珠貝

保存刀装具 NBTHK Hozon Paper

No.B00044

桐箱

      売 約 済

竪長さ : 8.4cm   横長さ : 7.8cm  耳の厚さ : 0.5cm

画題

鳳龍図

: 中国 広東省 または 肥前国長崎 (長崎県)

時代 : 江戸時代中期

鑑定書

(公)日本美術刀剣保存協会

保存刀装具鑑定書

平成21年04月30日

(銀象嵌銘) 珠貝

 

八角形、鉄地、鋤出彫、金銀布目象嵌、鋤残土手耳、両櫃孔(片赤銅埋)

説明

鐔の中で、南蛮鐔は比較的に多く現存している。これは、江戸時代の武士達にいかに人気があったかを裏付ける証でもある。ところで、南蛮鐔は次のように大きく三つに分類することができる。

 

・ 南蛮人が佩用していた洋剣につけられていた鐔を刀用に直したもの。これは極めて少ない。

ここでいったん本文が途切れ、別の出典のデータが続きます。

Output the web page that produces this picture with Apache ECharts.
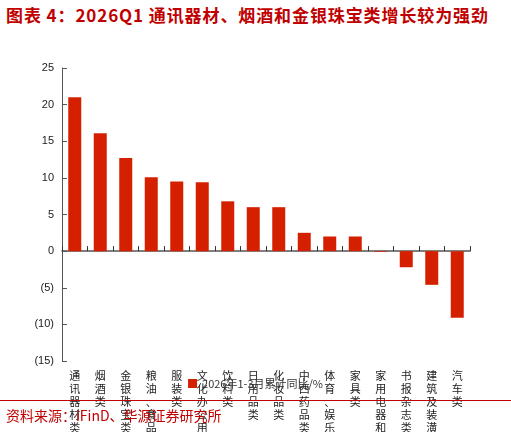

・ 清国、及び南方諸国から、日本刀にかける鐔として製作され輸入されたと思われる鐔、或いは清国から工人を長崎に連れてきて製作された鐔。これも数は比較的少ない。

・ 上記のものを模して日本の各地で造られた模造品。この鐔が、最も多く遺されているものである。

 

この鐔は、表の切羽台左側に銀象嵌で「珠貝」と作者名が入っている。金工辞典(若山泡沫:著)によれば「珠貝(しゅがい):金象嵌の二字銘で南蛮風の鐔を造る。中国人か。江戸中期」とあり、清国、或いは日本の長崎にて製作を行っていた中国人の金工と思量される。

本作は、大振りで重ねやや厚く、八角形、やや幅の広い鋤残土手耳には上部に大きく羽ばたく鳥を耳にかけて金銀象嵌で仕上げ、表裏に蔦を銀唐草と金の布目象嵌で飾っている。表面の図は、鳳凰を右側に阿形で、左側に龍を吽形の形で、下部に波を鋤出彫にて金銀象嵌であらわしている。裏面は、鳳凰と龍を阿吽の形を逆にしてあらわしている。彫口が緻密で図柄が豪華であり、象嵌の欠落がほとんどなく、完璧な状態でのこされており、加えて在銘は極めて貴重といえる。